Similarly, the fact that individual NFL teams aren’t nominally part of the league’s Sunday Ticket agreement doesn’t mean they aren’t part of the alleged conspiracy. Gutierrez stressed “club owners ratify” TV contracts.

“Defendants place great weight on the fact that the member clubs are not part of the NFL-DirecTV Agreement,” the judge wrote. “But this fact is misleading. It does not follow that, because the member clubs are not parties to the NFL-DirecTV Agreement, DirecTV and the member clubs are not connected in the overall conspiracy.”

Gutierrez emphasized how teams consolidate “would-be competing telecasts in the NFL” and the presence of contractual restrictions barring teams from negotiating out-of-market telecasts. He pointed to an agreement that “no more than two telecasts can be broadcast at the same time in a given local market” as evidence of anti-competitive behavior.

The Los Angeles-based judge illustrated these restrictions through a hypothetical involving the LA Rams. He wrote if the team “desired to offer a telecast of one of its games to an out-of-market viewer, it could not telecast the game in New York City if the Jets or the Giants were playing at home.”

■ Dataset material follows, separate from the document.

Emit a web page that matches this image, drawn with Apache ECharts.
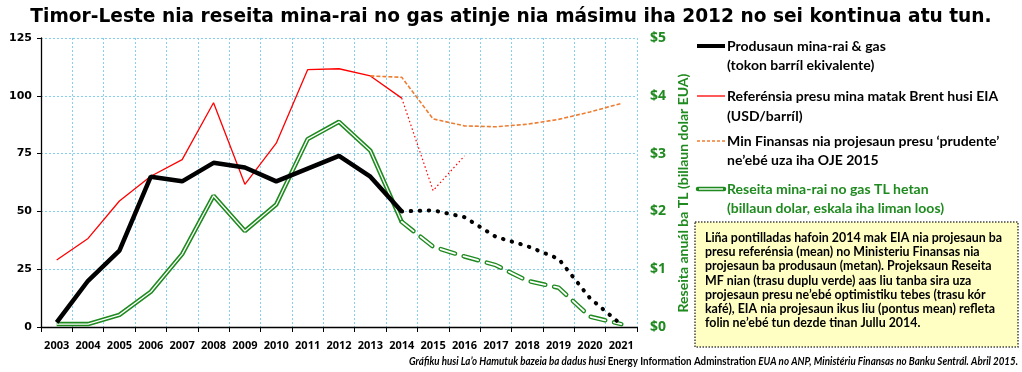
<!DOCTYPE html>
<html>
<head>
<meta charset="utf-8">
<script src="https://cdn.jsdelivr.net/npm/echarts@6/dist/echarts.min.js"></script>
<style>
html,body{margin:0;padding:0;background:#fff;}
#chart{width:1022px;height:372px;}
</style>
</head>
<body>
<div id="chart"></div>
<script>
const years = ['2003','2004','2005','2006','2007','2008','2009','2010','2011','2012','2013','2014','2015','2016','2017','2018','2019','2020','2021'];
const leftTicks = [0,25,50,75,100,125];
const rightTicks = ['$0','$1','$2','$3','$4','$5'];
// Production (million barrels oil equivalent)
const prodHist = [2,20,33,65,63,71,69,63,68.5,74,65,50,null,null,null,null,null,null,null];
const prodProj = [null,null,null,null,null,null,null,null,null,null,null,50,50.5,47.5,39,35,29.5,12.5,1];
// Brent reference price (USD/barrel)
const brentHist = [29,38.3,54.5,65.2,72.4,97,61.7,79.5,111.3,111.7,108.6,99,null,null,null,null,null,null,null];
const brentProj = [null,null,null,null,null,null,null,null,null,null,null,99,59,74,null,null,null,null,null];
// Ministry of Finance 'prudent' price projection
const mofPrice = [null,null,null,null,null,null,null,null,null,null,108.6,108,90,87,86.6,87.7,89.8,93,96.7];
// Petroleum revenue (billion USD, right axis)
const revHist = [0.05,0.05,0.21,0.61,1.26,2.27,1.66,2.12,3.25,3.55,3.05,1.82,null,null,null,null,null,null,null];
const revProj = [null,null,null,null,null,null,null,null,null,null,null,1.82,1.39,1.22,1.07,0.80,0.68,0.18,0.05];

const legendLines = [
  ['Produsaun mina-rai & gas','(tokon barríl ekivalente)'],
  ['Referénsia presu mina matak Brent husi EIA','(USD/barríl)'],
  ['Min Finansas nia projesaun presu \u2018prudente\u2019','ne\u2019ebé uza iha OJE 2015'],
  ['Reseita mina-rai no gas TL hetan','(billaun dolar, eskala iha liman loos)']
];
const noteLines = [
  'Liña pontilladas hafoin 2014 mak EIA nia projesaun ba',
  'presu referénsia (mean) no Ministeriu Finansas nia',
  'projesaun ba produsaun (metan). Projeksaun Reseita',
  'MF nian (trasu duplu verde) aas liu tanba sira uza',
  'projesaun presu ne\u2019ebé optimistiku tebes (trasu kór',
  'kafé), EIA nia projesaun ikus liu (pontus mean) refleta',
  'folin ne\u2019ebé tun dezde tinan Jullu 2014.'
];
const titleText = 'Timor-Leste nia reseita mina-rai no gas atinje nia másimu iha 2012 no sei kontinua atu tun.';
const rightAxisName = 'Reseita anuál ba TL (billaun dolar EUA)';
const footParts = [
  ['i','Gráfiku husi La\u2019o Hamutuk bazeia ba dadus husi '],
  ['n','Energy Information Adminstration'],
  ['i',' EUA no ANP, Ministériu Finansas no Banku Sentrál. Abril 2015.']
];

const GREEN = '#1f8a1f';
const GRIDC = '#86cfee';
const chart = echarts.init(document.getElementById('chart'), null, {renderer:'canvas'});

// measure footnote to fit its width in the reference layout
const FOOT_I = 'italic bold 12px Lato';
const FOOT_N = 'bold 12px Lato';
const mctx = document.createElement('canvas').getContext('2d');
let footW = 0;
footParts.forEach(p => { mctx.font = p[0]==='i'?FOOT_I:FOOT_N; footW += mctx.measureText(p[1]).width; });
const footScale = 609 / footW;

const legendY = [[46,65],[96,116],[141,160],[189,208]];
const graphics = [];
graphics.push({type:'line', shape:{x1:697,y1:46,x2:725,y2:46}, style:{stroke:'#000', lineWidth:4}});
graphics.push({type:'line', shape:{x1:697,y1:96,x2:725,y2:96}, style:{stroke:'#ff0000', lineWidth:1.3}});
graphics.push({type:'line', shape:{x1:697,y1:141,x2:725,y2:141}, style:{stroke:'#ed7d31', lineWidth:1.6, lineDash:[3,2]}});
graphics.push({type:'line', shape:{x1:698,y1:189,x2:724,y2:189}, style:{stroke:GREEN, lineWidth:4.5, lineCap:'round'}});
graphics.push({type:'line', shape:{x1:699,y1:189,x2:723,y2:189}, style:{stroke:'#fff', lineWidth:1.4}});
legendLines.forEach((pair, i) => {
  pair.forEach((t, j) => {
    graphics.push({type:'text', x:727, y:legendY[i][j], style:{text:t, fill: i===3?GREEN:'#000', font:'bold 14px Lato', textVerticalAlign:'middle'}});
  });
});
// right axis title (rotated)
graphics.push({type:'text', x:683, y:193, rotation:Math.PI/2, style:{text:rightAxisName, fill:GREEN, font:'bold 14px Lato', align:'center', verticalAlign:'middle'}});
graphics.push({type:'rect', shape:{x:695,y:222,width:323,height:125}, style:{fill:'#ffffc4', stroke:'#444', lineWidth:1.5, lineDash:[1.5,1.5]}});
noteLines.forEach((t, i) => {
  graphics.push({type:'text', x:705, y:238 + i*14.2, style:{text:t, fill:'#000', font:'bold 12.4px Lato', textVerticalAlign:'middle'}});
});
graphics.push({type:'text', x:1018, y:361, scaleX:footScale, style:{
  text: footParts.map(p => '{' + p[0] + '|' + p[1] + '}').join(''),
  align:'right', verticalAlign:'middle',
  rich:{
    i:{fontStyle:'italic', fontWeight:'bold', fontSize:12, fontFamily:'Lato', fill:'#000'},
    n:{fontStyle:'normal', fontWeight:'bold', fontSize:12, fontFamily:'Lato', fill:'#000'}
  }
}});

const option = {
  animation:false,
  backgroundColor:'#fff',
  title:{text:titleText, left:'center', top:3, textStyle:{fontFamily:'DejaVu Sans', fontWeight:'bold', fontSize:18.6, color:'#000'}},
  grid:{left:41, right:385, top:38, bottom:45, containLabel:false},
  xAxis:{type:'category', data:years, boundaryGap:true,
    axisLine:{lineStyle:{color:'#000', width:1.3}},
    axisTick:{show:true, interval:0, length:5, lineStyle:{color:'#000'}},
    axisLabel:{interval:0, margin:13, fontFamily:'Open Sans', fontWeight:'bold', fontSize:11, color:'#000'},
    splitLine:{show:true, interval:0, lineStyle:{color:GRIDC, type:[2,2], width:1}}
  },
  yAxis:[
    {type:'value', min:0, max:125, interval:25, position:'left',
      axisLine:{show:true, lineStyle:{color:'#000', width:1.3}},
      axisTick:{show:true, length:4, lineStyle:{color:'#000'}},
      axisLabel:{margin:9, fontFamily:'DejaVu Sans', fontWeight:'bold', fontSize:11, color:'#000',
        formatter:(v)=> leftTicks.indexOf(v)>=0 ? String(v) : ''},
      splitLine:{show:true, lineStyle:{color:GRIDC, type:[2,2], width:1}}
    },
    {type:'value', min:0, max:5, interval:1, position:'right',
      axisLine:{show:false}, axisTick:{show:false},
      axisLabel:{margin:13, fontFamily:'Open Sans', fontWeight:'bold', fontSize:14, color:GREEN,
        formatter:(v)=> rightTicks[Math.round(v)]},
      splitLine:{show:false}
    }
  ],
  series:[
    {name:'brentHist', type:'line', data:brentHist, yAxisIndex:0, symbol:'none', lineStyle:{color:'#ff0000', width:1.3}, z:3},
    {name:'brentProj', type:'line', data:brentProj, yAxisIndex:0, symbol:'none', lineStyle:{color:'#ff0000', width:1.2, type:[1.5,2.5]}, z:3},
    {name:'mofPrice', type:'line', data:mofPrice, yAxisIndex:0, symbol:'none', lineStyle:{color:'#ed7d31', width:1.6, type:[4,2]}, z:3},
    {name:'revHistG', type:'line', data:revHist, yAxisIndex:1, symbol:'none', lineStyle:{color:GREEN, width:4.5}, z:4},
    {name:'revHistW', type:'line', data:revHist, yAxisIndex:1, symbol:'none', lineStyle:{color:'#fff', width:1.3}, z:4},
    {name:'revProjG', type:'line', data:revProj, yAxisIndex:1, symbol:'none', lineStyle:{color:GREEN, width:4.5, type:[15,9], cap:'round'}, z:4},
    {name:'revProjW', type:'line', data:revProj, yAxisIndex:1, symbol:'none', lineStyle:{color:'#fff', width:1.8, type:[15,9], cap:'round'}, z:4},
    {name:'prodHist', type:'line', data:prodHist, yAxisIndex:0, symbol:'none', lineStyle:{color:'#000', width:4.5}, z:5},
    {name:'prodProj', type:'line', data:prodProj, yAxisIndex:0, symbol:'none', lineStyle:{color:'#000', width:4, type:[0.5,8.5], cap:'round'}, z:5}
  ],
  graphic:graphics
};
chart.setOption(option);
</script>
</body>
</html>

He added the Rams “would have to enter an agreement with the San Francisco 49ers to telecast the Rams home game against the 49ers in Los Angeles” and wouldn’t “be able to telecast that same game in San Francisco if the 49ers wanted to telecast the game in their home territory.”

To further that line of critique, Gutierrez observed that if CBS and Fox are “only able to each broadcast a football game on one channel in a given area, then necessarily there are many games not being broadcast in that area. And most consumers will only be able to watch three of the 10 to 13 games being played on a Sunday via free, over-the-air broadcasts.”

Gutierrez was similarly unpersuaded by the NFL’s reliance on a single-entity defense. For decades, the league has insisted that although its teams compete, they necessarily collude to produce NFL teams and thus function as one.

The legal significance of that point is that Section I of the Sherman Act regulates competing businesses, not departments within one company or subsidiaries and their parent company. In American Needle v. NFL (2009), the U.S. Supreme Court rejected the NFL’s single-entity defense in the context of NFL teams collectively licensing apparel to one company on grounds that teams are independently owned and are thus unlike, for example, Alphabet Inc. and its subsidiaries like Google and Waymo. (For more on single entities in sports and antitrust law, please read this article from one of the co-authors in the Yale Law Journal.)

The NFL has resurfaced the single-entity argument in this litigation, arguing teams and the league necessarily cooperate in game broadcasts. Teams, the league underscores, must cooperate since broadcasts will show the trademarks of individual teams and the league itself.

Although the subscribers concede “cooperating is necessary to put on a football game,” they reject the idea that NFL teams must cooperate in the broadcast of that game. To that end, they cite arrangements for Notre Dame football broadcasts. Notre Dame isn’t a member of a Power Five conference and yet sells telecast rights to a broadcast network and its games feature trademarks of competing universities, conferences and the NCAA. In other words, if Notre Dame can figure out how to individually sell TV rights, why can’t NFL teams?

Lastly, the NFL’s attempt to claim its arrangements are exempt from antitrust scrutiny via the Sports Broadcasting Act of 1961 (SBA) didn’t have much suasion with Gutierrez.

The SBA insulates national TV deals for football, basketball, baseball and hockey leagues when the games are broadcast on free, over-the-air channels. Although the SBA doesn’t apply to games on DirecTV or any paid cable, satellite or streaming service, the NFL nonetheless sees it as applicable since its Sunday Ticket contract is connected to how it distributes games for free in local markets. The judge disagreed, reasoning the league’s “position taken to its logical conclusion would allow the NFL” to extend the SBA to paid telecasting, as well.

The fact that the NFL lost its motion of summary judgment doesn’t necessarily mean it will lose the case. The league can argue its system of broadcasts ought not to be disrupted given its immense popularity with fans and given that, in a world without the Sunday Ticket, some out-of-town fans might not be able to watch their teams play. From that lens, the NFL’s TV structure arguably enhances, not restricts, competition since it leads to more opportunities for fans to watch games.

The NFL can attempt an appeal of Gutierrez’s order to the Ninth Circuit, but federal appellate courts usually decline to review a case until after the trial court enters a final judgment. The league probably wants to avoid a trial since it would mean its executives and other influential figures—including commissioner Roger Goodell and owners involved in media and broadcast deals—could be called to testify. Various media and broadcast contracts could be publicly observed in a trial, too. The NFL thus might now be more inclined to offer subscribers more attractive settlement terms.